Burocracia anticapitalista e antiagricultura
O funcionamento adequado do sistema capitalista - único disponível dada a inviabilidade do socialismo - não depende apenas do livre funcionamento do mercado. Quem tenha o mínimo de conhecimento jamais fará essa afirmação, ao contrário do que dizem a esquerda e as viúvas do nacional-desenvolvimentismo, que atribuem esse tipo de raciocínio aos que denominam pejorativamente de "neoliberais".
O livre mercado não funciona sem as instituições que garantem direitos de propriedade e respeito aos contratos. São essenciais um Judiciário eficaz, bons serviços de infra-estrutura (transportes, comunicações e energia) e mão-de-obra qualificada, que geram externalidades positivas e ganhos de produtividade.
O sistema capitalista precisa de um Estado que disponha de boas regras e as bem execute.
O bom governo é crucial para o capitalismo. Ao setor público cabe assegurar o ambiente propício ao investimento, especialmente a previsibilidade e a estabilidade na área macroeconômica e no sistema financeiro.
Nosso Executivo tem bons corpos técnicos permanentes no Itamaraty, na Fazenda, no Planejamento, no Banco Central e nas áreas de regulação de certas atividades e de defesa da concorrência, mas ainda não superamos o preconceito anticapitalista que domina segmentos do setor público.
Os empresários são amiúde surpreendidos por decisões que dificultam os negócios, criam custos de transação e reduzem a competitividade. O burocrata costuma não se preocupar com os efeitos negativos das regras que ele cria.
Usar o crédito para punir o desmatamento é uma conspícua demonstração dessa realidade. Não é a primeira vez que burocratas, ministros e presidentes da República buscam suprir as deficiências da fiscalização mediante transferência de sua responsabilidade para outras áreas, criando novas ineficiências.
Em dezembro passado, saiu o decreto 6.321, pelo qual "as agências oficiais federais de crédito não aprovarão crédito de qualquer espécie" para quem descumprir normas do meio ambiente. Diante da piora do desmatamento, o governo prometeu cumprir rigorosamente o decreto.
Pode baixar resolução do Conselho Monetário Nacional, estendendo a exigência a todas as instituições financeiras.
O governo falou grosso. "Não é correto a gente ficar financiando coisas que depois nos dão um prejuízo enorme nacional e internacionalmente", disse o presidente Lula. "Nenhum tipo de financiamento será dado para atividades ilegais ou qualquer tipo de apoio a práticas que levem ao uso insustentável de qualquer atividade econômica na Amazônia", afirmou a ministra do Meio Ambiente, Marina Silva.
Vi-me assistindo a um filme de horror de 50 anos atrás, quando se exigia a apresentação de certidões do pagamento de impostos e outras, para se obter crédito rural.
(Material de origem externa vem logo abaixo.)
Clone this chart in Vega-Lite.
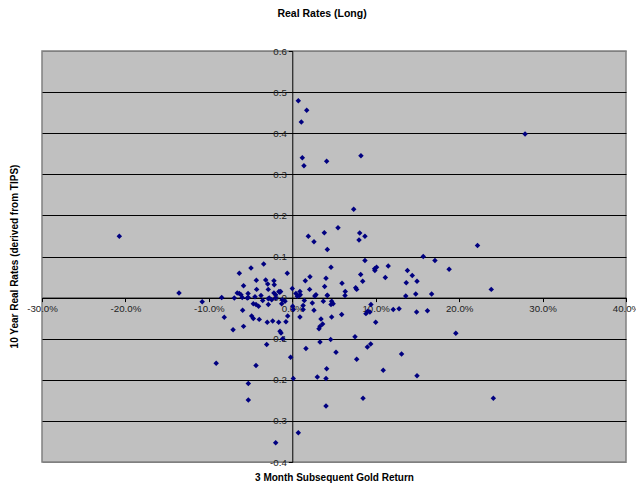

Nos anos 60, quando eu trabalhava no Banco do Brasil, pedíamos uma certidão do Imposto de Renda que era emitida apenas pela delegacia da Receita Federal em João Pessoa, distante 500 quilômetros. Os agricultores perdiam tempo e ficavam sujeitos a custos desnecessários. O Ministério da Saúde tentou certa vez que se exigisse o atestado de vacina, certamente movido por motivos semelhantes aos dos responsáveis pelo meio ambiente no governo Lula.
A prática assumiu proporções tais que foi preciso vedá-la legalmente, por meio do artigo 37 da lei 4.829, de 1965: "A concessão do crédito rural em todas as suas modalidades, bem como a constituição das suas garantias, pelas instituições de crédito, públicas e privadas, independerá da exibição de comprovante de cumprimento de obrigações fiscais ou da previdência social, ou declaração de bens ou certidão negativa de multas por infringência do Código Florestal".
Esse sensato artigo ainda está em vigor. Assim, podem ser consideradas ilegais as restrições ao crédito previstas no decreto 6.321 e as que o governo cogita baixar.
Agricultores e líderes rurais deveriam recorrer à Justiça contra as barbaridades.